Annie Zaidi, giornalista e scrittrice, riesce sempre a raccontarci qualcosa di nuovo sull’India di oggi, anche solo grazie a una scelta di spigolature. Qui ci racconta di come il Governo dello stato di Bombay (ooops, Mumbai…), il Maharashtra governato da anni dai partiti della destra religiosa, abbia messo fuori legge una parola: fame. Tra poesie d’amore, critica letteraria e inchiesta giornalistica il suo blog Known Turf è tra i più interessanti in circolazione. Known Turf, ovvero zolle conosciute, è anche il titolo del suo libro inchiesta, un viaggio attraverso l’India ‘altra’, l’India invisibile, consumando le suole delle proprie scarpe alla Kapuscinski: “Questa è la mia zolla. Il pezzo di terra dove intendo mantenere le mie radici. Le zolle ignorate hanno l’abitudine di sollevarsi e divorare le ‘civiltà’ “. Eccone l’incipit: “I cannot boast of having a secular interest in lawlessness per se, but as far as dacoits (n.d.t: banditi) are concerned it is true that I was fascinated, probably on account of having watched too many Hindi movies: horses, high drama and all of that. Also, in a corner of my mind lay buried a story my grandmother used to tell me about my great-grandfather and a dacoit called Sultana daaku…
Metropoli d’Asia tradurrà il bellissimo libro di Annie Zaidi nei prossimi mesi.

Strana Malesia

Una copertina di Matahari Books

Quando si dice che la letteratura rivela… Il Ministero degli Interni malese si è trovato recentemente alle prese con un dilemma: cosa fare di Body2Body, antologia di storie omosossuali edita da Matahari Books?
La Malesia è un paese dove la Sharia è applicata in modo… ondivago. La parte della popolazione di etnia Malay (circa il 65%, ma il governo dice l’80%, l’opposizione dice il 50%!) sarebbe infatti tenuta a osservare legge coranica, mentre gli altri (Cinesi Hokkien, Cantonesi, Tamil, WASP e altri bianchi a piacere) no. In realtà vengono applicati solo alcuni principi, simbolicamente. Ad esempio ai Malay è vietato partecipare a corsi di ginnastica yoga (si registra un grosso dibattito intorno al Pilates). Come si può immaginare, dietro tutto ciò ci sono appetiti e clientele del politico di turno. In questo caso, non avendo il coraggio di censurare il libro, qualcuno manda i poliziotti nelle librerie a… comprare tutte le copie rimanenti. Risorse naturali, tecnologie di punta (perfino nell’industria aerospaziale), biotecnologie, informatica, anche un grosso produttore automobilistico fanno della Malesia un paese di punta. Anche perchè dagli stretti passa la quasi totalità del traffico navale tra oriente e Europa. Anche perchè la Malesia è (era?) paradiso fiscale. Anche perchè è zona franca per petrodollari in libera uscita. E quando i dollari USA si mescolano ai petrodollari c’è sempre da divertirsi… Corpo a corpo!

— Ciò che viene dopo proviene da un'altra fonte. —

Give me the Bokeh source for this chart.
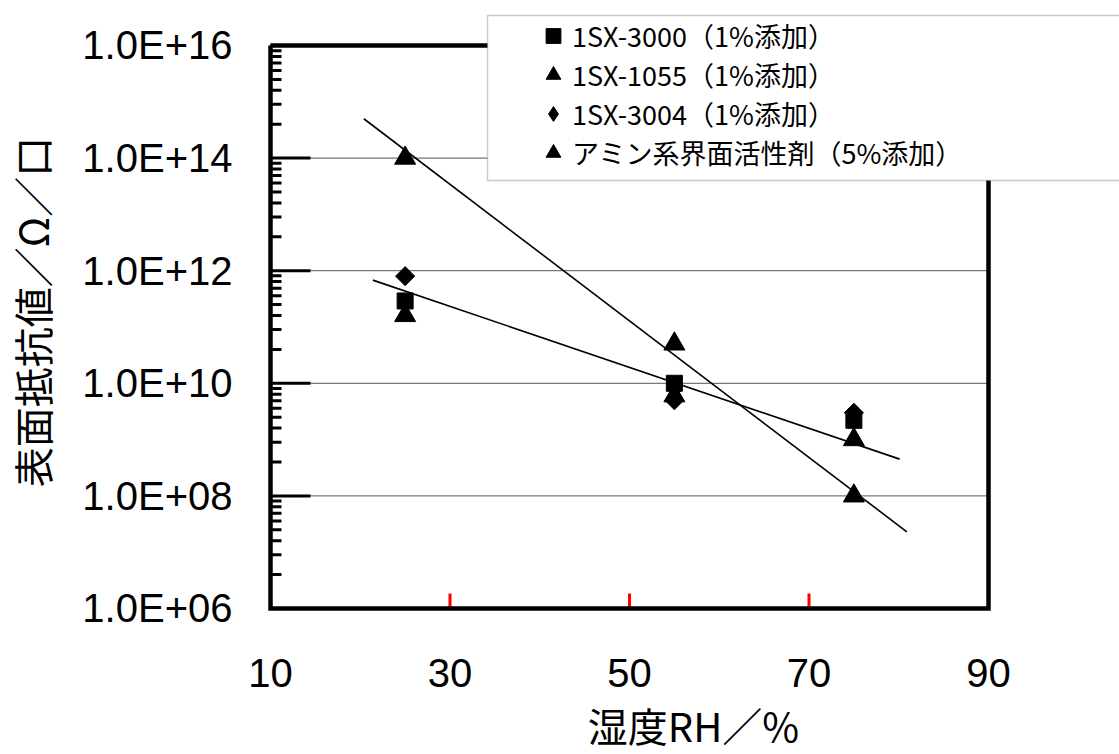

Frankfurt Buchmesse vs Ubud Writers Festival

Il logo di Ubud Writers Festival

Stesse date, dal 6 al 10 ottobre, circa dodicimila chilometri di distanza. La competizione tra Ubud Writers & Readers Festival e Fiera di Francoforte è evidente. Per ora, Golia è in Europa, ma la fionda degli indonesiani tira lontano. Ho chiesto agli organizzatori: questo significa tagliar fuori praticamente tutti gli operatori dell’industria editoriale globale, che non possono esimersi dal pagare pegno alla più grande fiera del mondo. Risposta: no, molti asiatici vengono qua. E’ l’ora della svolta, chi è interessato all’Asia faccia una scelta. Presuntuosi? Sì, ma interessanti. Alla settima edizione, gli scrittori invitati sono più di 120 alla faccia della crisi, per la maggior parte da Asia e Pacifico. Molti scrivono in inglese, lingua che sarà ancora il medium preferito degli incontri: ma a questo punto la scelta non è più di retroguardia, è un modo come un altro di cercare di imporsi al mondo. Ma Jan, Tash Aw, Najat el Hachmi, Nguyen Qui Duc saranno a Ubud.
Anche Metropoli d’Asia.
E, del resto, i contatti a livello globale tra editori e agenti non si tengono via web, di questi tempi? Io apro il mio skype, il mio gmail, e ho il volto dell’ interlocutore davanti agli occhi. Non posso pagar da bere, certo. Ma pochi mesi fa, quando i visitatori della fiera di Londra restarono a casa bloccati dal fumo del vulcano, la maggior parte degli appuntamenti fu onorata via web. E molti dissero: beh, ho fatto meno fatica.